De repente el vaso, en un silbante floreo,
casi fue arrancado de nuestros dedos hacia el «Sí».
Como si hubiésemos pescado un pez justo en la superficie.
Este prometió tan sólo la verdad. Para demostrarlo
ofreció rellenar la quiniela de fútbol de esa semana
y hacernos ricos en sólo cinco minutos.
Eligió trece empates. «No son muchos.»
«Los suficientes», replicó. Y tenía razón.
Pese a lo largo de la columna de partidos,
sus trece empates certeramente marcados,
el grupo entero quedaba a la deriva por un solo partido
pendiente de resultados futuros. «¿Demasiado impaciente?» «Sí.»
Pidió disculpas. Juró que se corregiría.
Cinco días entonces de cautela y silencio interior.
Por fin, al acecho, dispuestos a apuntar.
Y otra vez, entonces, sacó el número entero,
dieciocho, precisamente. Pero su equipo, certero
si no hubiera estado dividido
y a la deriva por dos grupos de sentido opuesto,
dos delante, tres detrás –cayó
a través de la red de seguridad que había preparado para sus errores.
«La fiebre del juego le está empezando a poner nervioso.
Se toma demasiado interés en algunos equipos.
Busca ganadores y perdedores, y pierde
la solidaridad natural con la verdad.
Hay una lección en ello», pensé, observando,
semana tras semana, su colapso con el azar,
malbaratando esperanzas y fantasía, humano y ansioso.
Prefirió hablar de poesía. Hizo poemas.
Dictó uno:
«No tendrá nombre.
La miríada de hijas
ocupándose de su imagen
lavando con lágrimas las laderas de la montaña
para satisfacer la sed de las resecas llanuras».
«¿Le parece un buen poema?»
pregunté. «Este poema», declaró,
«es un gran poema.» Su poeta preferido
era Shakespeare. Y su poema favorito El Rey Lear.
¿Y su verso favorito de El Rey Lear? «Nunca
nunca nunca nunca», pero
no pudo recordar lo que seguía.
Nosotros lo recordábamos pero él no podía.
Cuando le presionamos, dio vueltas, confuso, luego:
«¿Por qué siempre me confunden?
Me cortaría el brazo a hachazos como una rama podrida
si me hubiera traicionado como mi memoria».
¿Dónde lo encontró? ¿O lo inventó acaso?
Era una broma rara. Le gustaban las bromas.
Pero normalmente era serio. Una vez, arrimados los dos, pregunté:
«¿Seremos famosos?», y tú apartaste la mano hacia arriba
como si alguien la hubiese agarrado desde abajo.

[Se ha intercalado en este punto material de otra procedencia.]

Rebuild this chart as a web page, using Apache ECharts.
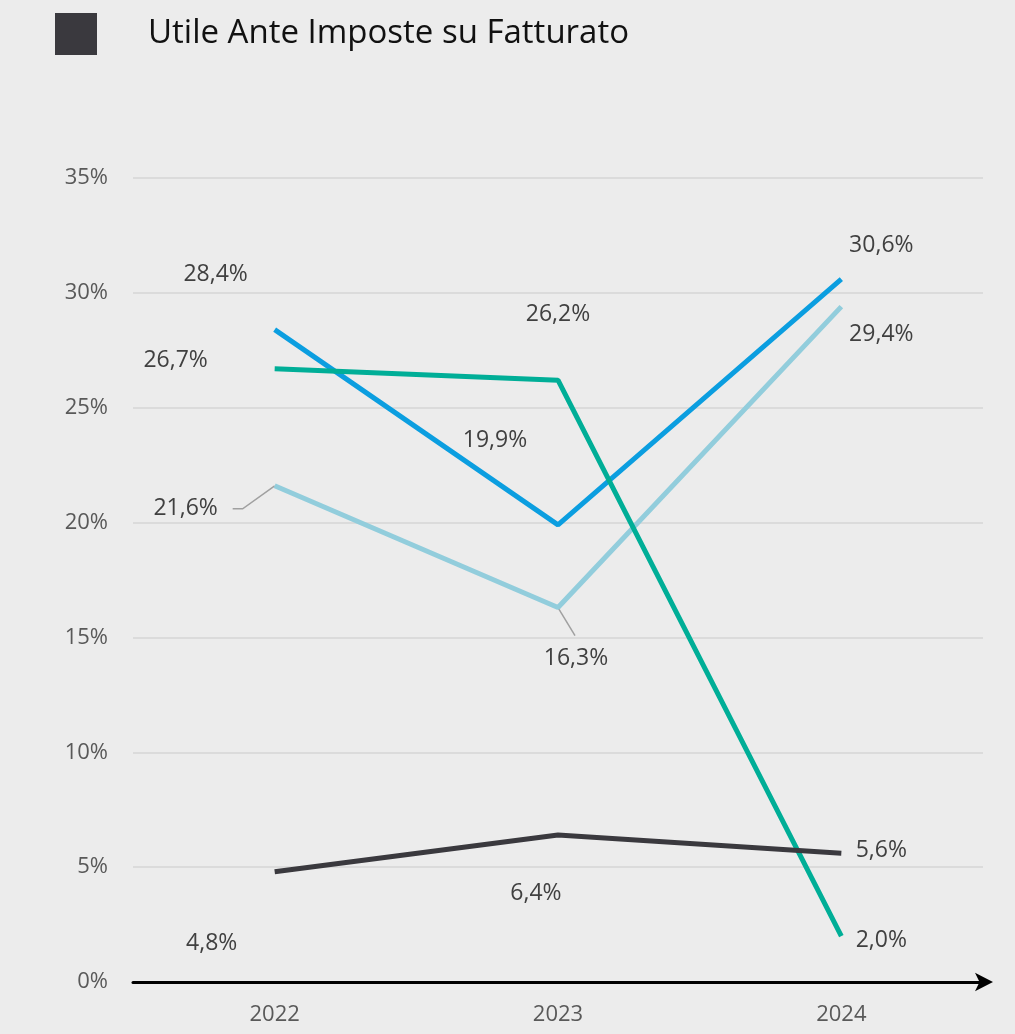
<!DOCTYPE html>
<html><head><meta charset="utf-8">
<script src="https://cdn.jsdelivr.net/npm/echarts@6/dist/echarts.min.js"></script>
<style>html,body{margin:0;padding:0;background:#ececec;}#c{width:1015px;height:1034px;}</style>
</head><body><div id="c"></div>
<script>
const title = 'Utile Ante Imposte su Fatturato';
const categories = ['2022', '2023', '2024'];
const seriesBlue = [28.4, 19.9, 30.6];
const seriesTeal = [26.7, 26.2, 2.0];
const seriesLight = [21.6, 16.3, 29.4];
const seriesDark = [4.8, 6.4, 5.6];
const yTicks = [0, 5, 10, 15, 20, 25, 30, 35];

// label offsets (display only)
const offBlue = [[-59, -55], [-63, -84], [40, -34]];
const offTeal = [[-99, -8], [0, -66], [40, 4]];
const offLight = [[-89, 23], [18, 51], [40, 28]];
const offDark = [[-63, 72], [-22, 58], [40, -3]];

const font = '"Open Sans", "Noto Sans", sans-serif';
function fmt(v) { return v.toFixed(1).replace('.', ',') + '%'; }
function mk(name, vals, offs, color) {
  return {
    name, type: 'line', symbol: 'circle', symbolSize: 1,
    itemStyle: { color: 'transparent' },
    lineStyle: { color, width: 5 },
    data: vals.map((v, i) => ({
      value: v,
      label: {
        show: true, position: 'inside', offset: offs[i],
        formatter: () => fmt(v),
        color: '#404040', fontSize: 23, fontFamily: font
      }
    })),
    animation: false
  };
}
const chart = echarts.init(document.getElementById('c'));
const baseGraphic = [
  { type: 'rect', left: 55, top: 13, shape: { width: 42, height: 42 }, style: { fill: '#3a393e' } },
  { type: 'text', left: 148, top: 17, style: { text: title, fontSize: 33, fontFamily: font, fill: '#111' } }
];
chart.setOption({
  backgroundColor: '#ececec',
  animation: false,
  graphic: baseGraphic,
  grid: { left: 133, right: 32, top: 178, bottom: 52 },
  xAxis: {
    type: 'category', data: categories, boundaryGap: true,
    axisLine: { show: true, lineStyle: { color: '#000', width: 3 }, symbol: ['none', 'arrow'], symbolSize: [14, 18], symbolOffset: [0, 10] },
    axisTick: { show: false },
    axisLabel: { color: '#595959', fontSize: 22, fontFamily: font, margin: 22 }
  },
  yAxis: {
    type: 'value', min: yTicks[0], max: yTicks[yTicks.length - 1], interval: 5,
    axisLine: { show: false }, axisTick: { show: false },
    axisLabel: { color: '#595959', fontSize: 22, fontFamily: font, margin: 25, formatter: '{value}%' },
    splitLine: { lineStyle: { color: '#d6d6d6', width: 1.5 } }
  },
  series: [
    mk('light', seriesLight, offLight, '#92cddc'),
    mk('blue', seriesBlue, offBlue, '#0b9ee0'),
    mk('teal', seriesTeal, offTeal, '#00ae97'),
    mk('dark', seriesDark, offDark, '#3a393e')
  ]
});
// leader lines for light-blue labels, computed from data positions
const p0 = chart.convertToPixel({ xAxisIndex: 0, yAxisIndex: 0 }, [0, seriesLight[0]]);
const p1 = chart.convertToPixel({ xAxisIndex: 0, yAxisIndex: 0 }, [1, seriesLight[1]]);
const lineStyle = { stroke: '#a0a0a0', lineWidth: 1.5, fill: null };
chart.setOption({
  graphic: baseGraphic.concat([
    { type: 'polyline', z: 1, shape: { points: [[p0[0] - 42, p0[1] + 23], [p0[0] - 32, p0[1] + 23], [p0[0], p0[1]]] }, style: lineStyle },
    { type: 'polyline', z: 1, shape: { points: [[p1[0], p1[1]], [p1[0] + 17, p1[1] + 28]] }, style: lineStyle }
  ])
});
</script></body></html>
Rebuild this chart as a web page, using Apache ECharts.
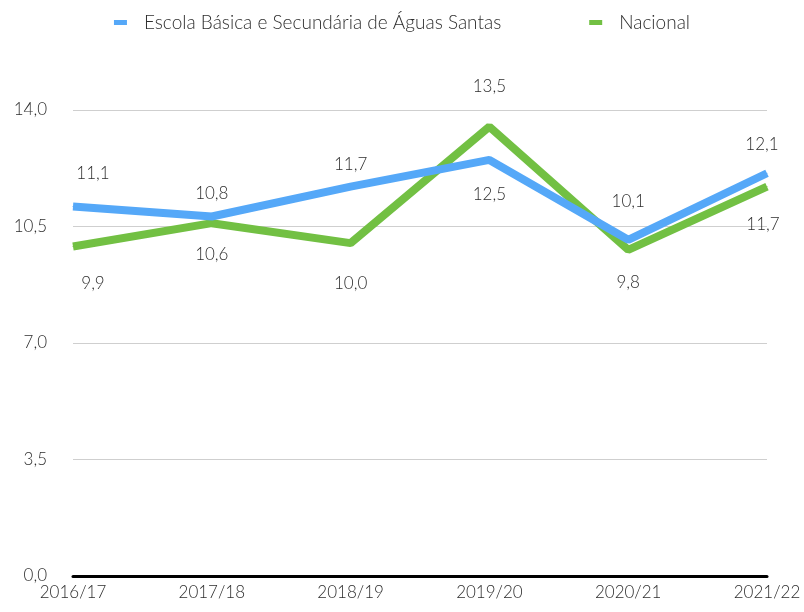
<!DOCTYPE html>
<html>
<head>
<meta charset="utf-8">
<script src="https://cdn.jsdelivr.net/npm/echarts@6/dist/echarts.min.js"></script>
<style>
  html, body { margin: 0; padding: 0; background: #fff; }
  #main { width: 804px; height: 612px; }
</style>
</head>
<body>
<div id="main"></div>
<script>
var categories = ['2016/17', '2017/18', '2018/19', '2019/20', '2020/21', '2021/22'];
var escolaValues = [11.1, 10.8, 11.7, 12.5, 10.1, 12.1];
var nacionalValues = [9.9, 10.6, 10.0, 13.5, 9.8, 11.7];
var seriesNames = ['Escola Básica e Secundária de Águas Santas', 'Nacional'];

var font = 'Lato';
var textColor = '#2e2e2e';

function fmt(v) {
  return v.toFixed(1).replace('.', ',');
}

// rótulos: posição por ponto (como no Excel)
var escolaLabels = [
  { position: 'top', distance: 24, offset: [20, 0] },
  { position: 'top', distance: 14 },
  { position: 'top', distance: 13 },
  { position: 'bottom', distance: 26 },
  { position: 'top', distance: 29 },
  { position: 'top', distance: 20, offset: [-5, 0] }
];
var nacionalLabels = [
  { position: 'bottom', distance: 28, offset: [20, 0] },
  { position: 'bottom', distance: 22 },
  { position: 'bottom', distance: 31 },
  { position: 'top', distance: 31 },
  { position: 'bottom', distance: 24 },
  { position: 'bottom', distance: 29, offset: [-4, 0] }
];

function buildData(values, labels) {
  return values.map(function (v, i) {
    return { value: v, label: labels[i] };
  });
}

function lineSeries(name, values, labels, color, z) {
  return {
    name: name,
    type: 'line',
    data: buildData(values, labels),
    symbol: 'circle',
    symbolSize: 1,
    showSymbol: true,
    z: z,
    lineStyle: { color: color, width: 8 },
    itemStyle: { color: color },
    label: {
      show: true, fontFamily: font, fontWeight: 300, fontSize: 17, color: textColor,
      formatter: function (p) { return fmt(p.value); }
    }
  };
}

var option = {
  animation: false,
  backgroundColor: '#fff',
  textStyle: { fontFamily: font, fontWeight: 300, color: textColor },
  legend: {
    top: 8,
    left: 'center',
    itemWidth: 13,
    itemHeight: 5,
    itemGap: 88,
    icon: 'rect',
    textStyle: { fontFamily: font, fontWeight: 300, fontSize: 19, color: textColor, padding: [0, 0, 0, 12] },
    data: seriesNames
  },
  grid: { left: 73, right: 37, top: 110, bottom: 36 },
  xAxis: {
    type: 'category',
    boundaryGap: false,
    data: categories,
    axisLine: { lineStyle: { color: '#000', width: 3 } },
    axisTick: { show: false },
    axisLabel: { fontFamily: font, fontWeight: 300, fontSize: 17, color: textColor, margin: 8 }
  },
  yAxis: {
    type: 'value',
    min: 0,
    max: 14,
    interval: 3.5,
    axisLine: { show: false },
    axisTick: { show: false },
    splitLine: { lineStyle: { color: '#cfcfcf', width: 1 } },
    axisLabel: {
      fontFamily: font, fontWeight: 300, fontSize: 17, color: textColor,
      margin: 26,
      formatter: function (v) { return fmt(v); }
    }
  },
  series: [
    lineSeries(seriesNames[0], escolaValues, escolaLabels, '#55A8F8', 3),
    lineSeries(seriesNames[1], nacionalValues, nacionalLabels, '#72C043', 2)
  ]
};

var chart = echarts.init(document.getElementById('main'));
chart.setOption(option);
</script>
</body>
</html>
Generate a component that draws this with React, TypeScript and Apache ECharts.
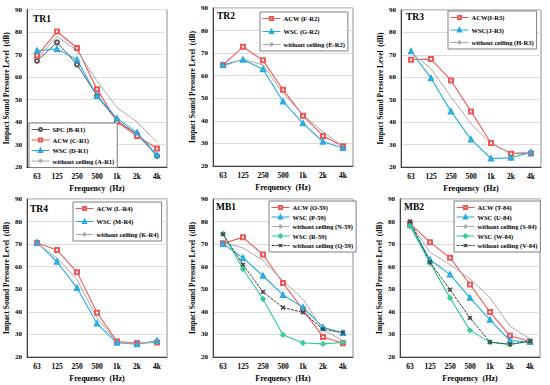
import React, { useEffect, useRef } from "react";
import * as echarts from "echarts";

const FONT = '"Liberation Serif", "Times New Roman", serif';

const frequencies = ["63", "125", "250", "500", "1k", "2k", "4k"];
const yTicks = { min: 20, max: 90, interval: 10 };

// TR1
const tr1Spc = [67.2, 75.4, 65.5, 51.6, 40.5, 34.6, 24.9];
const tr1Acw = [69.5, 80.2, 72.9, 54.6, 40.1, 33.8, 28.2];
const tr1Wsc = [71.7, 72.5, 67.7, 51.6, 41.6, 35.3, 25.3];
const tr1Without = [68.0, 78.1, 71.7, 58.3, 46.4, 40.0, 31.0];
// TR2
const tr2Acw = [64.8, 72.8, 66.8, 53.8, 42.3, 33.3, 28.8];
const tr2Wsc = [64.8, 67.1, 62.9, 48.6, 38.9, 30.7, 28.0];
const tr2Without = [64.2, 67.3, 64.8, 52.3, 42.6, 35.2, 28.6];
// TR3
const tr3Acw = [67.8, 68.1, 58.6, 44.8, 30.7, 25.9, 26.0];
const tr3Wsc = [71.6, 59.6, 44.8, 32.3, 23.8, 24.1, 26.6];
const tr3Without = [71.2, 63.8, 51.3, 39.3, 30.4, 26.2, 26.6];
// TR4
const tr4Acw = [70.5, 67.4, 57.6, 39.6, 26.9, 26.2, 26.4];
const tr4Wsc = [70.8, 62.2, 50.6, 34.8, 26.3, 25.7, 27.2];
const tr4Without = [70.3, 63.9, 54.3, 37.3, 26.5, 25.9, 26.7];
// MB1
const mb1Acw = [70.4, 73.0, 65.4, 52.8, 41.0, 28.9, 26.1];
const mb1WscP = [70.1, 63.9, 56.0, 47.5, 42.0, 33.2, 30.6];
const mb1WithoutN = [70.8, 68.3, 62.8, 53.8, 45.6, 32.0, 27.2];
const mb1WscR = [74.6, 59.0, 45.7, 29.8, 26.2, 25.8, 26.4];
const mb1WithoutQ = [74.4, 60.9, 48.8, 41.9, 39.8, 32.3, 30.8];
// MB2
const mb2Acw = [79.1, 70.8, 64.0, 52.1, 39.9, 29.4, 26.9];
const mb2WscU = [78.6, 63.1, 56.6, 46.2, 36.5, 27.3, 26.6];
const mb2WithoutS = [79.4, 66.4, 60.9, 54.6, 46.3, 33.6, 28.1];
const mb2WscW = [77.9, 61.7, 46.2, 31.8, 26.6, 25.6, 27.0];
const mb2WithoutV = [80.1, 62.0, 49.8, 37.3, 26.6, 25.6, 27.0];

const RED = "#f05858";
const BLUE = "#25a9e0";
const GREEN = "#35cc92";
const DARK = "#5a5a5a";
const LIGHT = "#aaaaaa";
const XDARK = "#404040";
const X_SYMBOL =
  "path://M0,1.5L1.5,0L5,3.5L8.5,0L10,1.5L6.5,5L10,8.5L8.5,10L5,6.5L1.5,10L0,8.5L3.5,5Z";

type S = { name: string; data: number[]; kind: string };

const panels = [
  {
    title: "TR1",
    grid: { left: 27, top: 9.5, width: 140, height: 157.5 },
    titlePos: { left: 33, top: 14 },
    legend: { left: 29, top: 123, gap: 1.5 },
    series: [
      { name: "SPC (B-R1)", data: tr1Spc, kind: "spc" },
      { name: "ACW (C-R1)", data: tr1Acw, kind: "acw" },
      { name: "WSC (D-R1)", data: tr1Wsc, kind: "wsc" },
      { name: "without ceiling (A-R1)", data: tr1Without, kind: "without" },
    ] as S[],
  },
  {
    title: "TR2",
    grid: { left: 213, top: 8, width: 140, height: 158 },
    titlePos: { left: 217, top: 11 },
    legend: { left: 260, top: 12, gap: 4 },
    series: [
      { name: "ACW (F-R2)", data: tr2Acw, kind: "acw" },
      { name: "WSC (G-R2)", data: tr2Wsc, kind: "wsc" },
      { name: "without ceiling (E-R2)", data: tr2Without, kind: "without" },
    ] as S[],
  },
  {
    title: "TR3",
    grid: { left: 401, top: 10, width: 140, height: 157 },
    titlePos: { left: 406, top: 12 },
    legend: { left: 448, top: 11, gap: 3.5 },
    series: [
      { name: "ACW(I-R3)", data: tr3Acw, kind: "acw" },
      { name: "WSC(J-R3)", data: tr3Wsc, kind: "wsc" },
      { name: "without ceiling (H-R3)", data: tr3Without, kind: "without" },
    ] as S[],
  },
  {
    title: "TR4",
    grid: { left: 27, top: 199, width: 140, height: 158 },
    titlePos: { left: 30, top: 204 },
    legend: { left: 73, top: 202, gap: 4 },
    series: [
      { name: "ACW (L-R4)", data: tr4Acw, kind: "acw" },
      { name: "WSC (M-R4)", data: tr4Wsc, kind: "wsc" },
      { name: "without ceiling (K-R4)", data: tr4Without, kind: "without" },
    ] as S[],
  },
  {
    title: "MB1",
    grid: { left: 213, top: 199, width: 140, height: 158 },
    titlePos: { left: 216, top: 202 },
    legend: { left: 269, top: 201, gap: 0.5 },
    series: [
      { name: "ACW (O-59)", data: mb1Acw, kind: "acw" },
      { name: "WSC (P-59)", data: mb1WscP, kind: "wsc" },
      { name: "without ceiling (N-59)", data: mb1WithoutN, kind: "without" },
      { name: "WSC (R-59)", data: mb1WscR, kind: "green" },
      { name: "without ceiling (Q-59)", data: mb1WithoutQ, kind: "xmark" },
    ] as S[],
  },
  {
    title: "MB2",
    grid: { left: 400, top: 199, width: 140, height: 158 },
    titlePos: { left: 404, top: 202 },
    legend: { left: 454, top: 201, gap: 0.5 },
    series: [
      { name: "ACW (T-84)", data: mb2Acw, kind: "acw" },
      { name: "WSC (U-84)", data: mb2WscU, kind: "wsc" },
      { name: "without ceiling (S-84)", data: mb2WithoutS, kind: "without" },
      { name: "WSC (W-84)", data: mb2WscW, kind: "green" },
      { name: "without ceiling (V-84)", data: mb2WithoutV, kind: "xmark" },
    ] as S[],
  },
];

function styleFor(kind: string) {
  switch (kind) {
    case "spc":
      return { color: DARK, symbol: "emptyCircle", symbolSize: 4, lineStyle: { color: DARK, width: 1 } };
    case "acw":
      return { color: RED, symbol: "emptyRect", symbolSize: 4, lineStyle: { color: RED, width: 1.1 } };
    case "wsc":
      return { color: BLUE, symbol: "emptyTriangle", symbolSize: 4, lineStyle: { color: BLUE, width: 1.1 } };
    case "green":
      return { color: GREEN, symbol: "emptyDiamond", symbolSize: 3.5, lineStyle: { color: GREEN, width: 1.1 } };
    case "xmark":
      return { color: XDARK, symbol: X_SYMBOL, symbolSize: 4, lineStyle: { color: XDARK, width: 1, type: [3, 1] } };
    default:
      return { color: LIGHT, symbol: "none", symbolSize: 0, lineStyle: { color: LIGHT, width: 1 } };
  }
}

export default function App() {
  const ref = useRef<HTMLDivElement>(null);
  useEffect(() => {
    if (!ref.current) return;
    const chart = echarts.init(ref.current, null, { renderer: "svg" });
    const grids: any[] = [];
    const xAxes: any[] = [];
    const yAxes: any[] = [];
    const titles: any[] = [];
    const legends: any[] = [];
    const series: any[] = [];
    panels.forEach((p, i) => {
      grids.push({
        ...p.grid,
        show: true,
        borderColor: "#8c8c8c",
        borderWidth: 1,
        backgroundColor: "#fff",
        containLabel: false,
      });
      xAxes.push({
        type: "category",
        gridIndex: i,
        data: frequencies,
        boundaryGap: true,
        axisLine: { show: true, lineStyle: { color: "#404040", width: 1 } },
        axisTick: { show: false },
        axisLabel: { color: "#000", fontFamily: FONT, fontWeight: "bold", fontSize: 7.5, margin: 5 },
        name: "Frequency  (Hz)",
        nameLocation: "middle",
        nameGap: 17,
        nameTextStyle: { color: "#000", fontFamily: FONT, fontWeight: "bold", fontSize: 8 },
      });
      yAxes.push({
        type: "value",
        gridIndex: i,
        min: yTicks.min,
        max: yTicks.max,
        interval: yTicks.interval,
        axisLine: { show: true, lineStyle: { color: "#404040", width: 1 } },
        axisTick: { show: false },
        splitLine: { show: true, lineStyle: { color: "#dcdcdc", width: 1 } },
        axisLabel: { color: "#000", fontFamily: FONT, fontWeight: "bold", fontSize: 7, margin: 5 },
        name: "Impact Sound Pressure Level  (dB)",
        nameLocation: "middle",
        nameRotate: 90,
        nameGap: 17,
        nameTextStyle: { color: "#000", fontFamily: FONT, fontWeight: "bold", fontSize: 7.5 },
      });
      titles.push({
        text: p.title,
        left: p.titlePos.left,
        top: p.titlePos.top,
        padding: 0,
        textStyle: { color: "#000", fontFamily: FONT, fontWeight: "bold", fontSize: 9.5 },
      });
      legends.push({
        orient: "vertical",
        left: p.legend.left,
        top: p.legend.top,
        data: p.series.map((s) => s.name),
        selectedMode: false,
        itemWidth: 18,
        itemHeight: 4,
        itemGap: p.legend.gap + 2,
        padding: [3, 3, 3, 2],
        borderColor: "#7f7f7f",
        borderWidth: 1,
        backgroundColor: "#fff",
        itemStyle: { borderWidth: 1 },
        lineStyle: { width: 1 },
        textStyle: { color: "#000", fontFamily: FONT, fontWeight: "bold", fontSize: 6.5, padding: [0, 0, 0, -2] },
      });
      p.series.forEach((s) => {
        const st = styleFor(s.kind);
        series.push({
          type: "line",
          name: s.name,
          xAxisIndex: i,
          yAxisIndex: i,
          data: s.data,
          symbol: st.symbol,
          symbolSize: st.symbolSize,
          showSymbol: st.symbol !== "none",
          color: st.color,
          itemStyle: { color: st.color, borderColor: st.color, borderWidth: 0.9 },
          lineStyle: st.lineStyle,
          z: 3,
        });
      });
    });
    chart.setOption({
      animation: false,
      backgroundColor: "#fff",
      title: titles,
      legend: legends,
      grid: grids,
      xAxis: xAxes,
      yAxis: yAxes,
      series,
    });
    return () => chart.dispose();
  }, []);
  return (
    <div
      ref={ref}
      style={{ position: "absolute", left: 0, top: 0, width: 550, height: 385 }}
    />
  );
}
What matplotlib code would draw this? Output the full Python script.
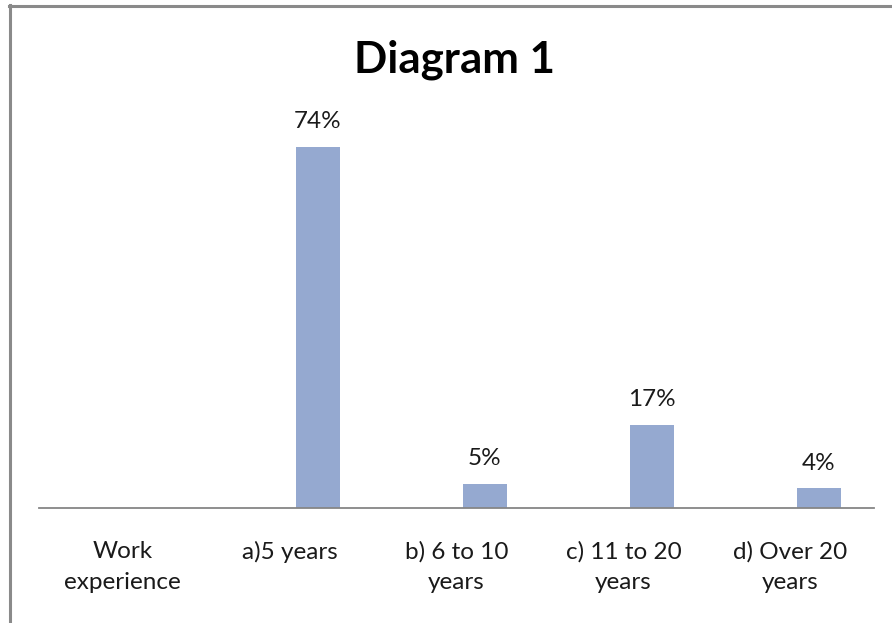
import numpy as np
import matplotlib
matplotlib.use("Agg")
import matplotlib.pyplot as plt
from matplotlib.lines import Line2D

# Survey data: share of respondents by work experience
categories = ["Work\nexperience", "a)5 years", "b) 6 to 10\nyears",
              "c) 11 to 20\nyears", "d) Over 20\nyears"]
values = [np.nan, 74, 5, 17, 4]
value_labels = ["", "74%", "5%", "17%", "4%"]
title = "Diagram 1"

W, H, DPI = 892, 623, 100
plt.rcParams['font.family'] = ['Lato', 'DejaVu Sans']

fig = plt.figure(figsize=(W / DPI, H / DPI), dpi=DPI)
fig.patch.set_facecolor("white")

# Chart frame (top and left edges visible)
border = "#8a8a8a"
fig.add_artist(Line2D([8.5 / W, 1.0], [1 - 6 / H, 1 - 6 / H], color=border, lw=2.2,
                      transform=fig.transFigure))
fig.add_artist(Line2D([9.5 / W, 9.5 / W], [0, 1 - 5 / H], color=border, lw=2.2,
                      transform=fig.transFigure))

left, right = 39 / W, 874 / W
bottom = 1 - 508 / H
top = 1 - 117.8 / H
ax = fig.add_axes([left, bottom, right - left, top - bottom])

x = np.arange(len(categories))
offset = 0.17
width = 0.265
bar_color = "#95A9D0"
ax.bar(x + offset, values, width=width, color=bar_color)

for xi, v, lab in zip(x, values, value_labels):
    if np.isnan(v):
        continue
    ax.annotate(lab, (xi + offset, v), xytext=(0, 13.5), textcoords="offset points",
                ha="center", va="baseline", fontsize=17.5, color="#1a1a1a")

ax.set_xlim(-0.5, len(categories) - 0.5)
ax.set_ylim(0, 80)
ax.set_xticks(x)
ax.set_xticklabels(categories, fontsize=17.5, color="#1a1a1a", linespacing=1.55)
ax.tick_params(axis="x", length=0, pad=24)
ax.set_yticks([])
for s in ["left", "right", "top"]:
    ax.spines[s].set_visible(False)
ax.spines["bottom"].set_color("#868686")
ax.spines["bottom"].set_linewidth(1.3)
ax.patch.set_alpha(0)

fig.text(455 / W, 1 - 73 / H, title, ha="center", va="baseline",
         fontsize=31.5, fontweight="bold", color="black")

fig.savefig("out.png", dpi=DPI)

Destellaron tus lágrimas, tu cara estaba convulsa,
tu voz se rompió, era a la vez trueno y relámpago:
«¿Y salir a la luz? ¿Es eso lo que queréis?
¿Por qué queréis ser famosos?
No lo veis, la fama lo arruinará todo».
Me quedé atónito. Creía haberme unido
a tu empresa de ambición
para complacerte a ti y a tu madre,
para cumplir la ambición de tu madre
de que fuéramos ambiciosos. De otro modo
hubiera estado en el oeste de Australia
pescando en una roca. Así me pareció de repente. Y lloraste.
Te negaste a seguir con la Ouija. Nada
de lo que se me ocurría explicaba
tu impresión y tu llanto. Tal vez,
simplemente, habías cazado un susurro que se me escapó,
antes de que nuestro vaso se moviera, una débil y quieta voz:
«Vendrá la Fama. Especialmente para ti.
La Fama no puede evitarse. Y cuando llegue
la habrás pagado con tu felicidad,
con tu marido y con tu propia vida».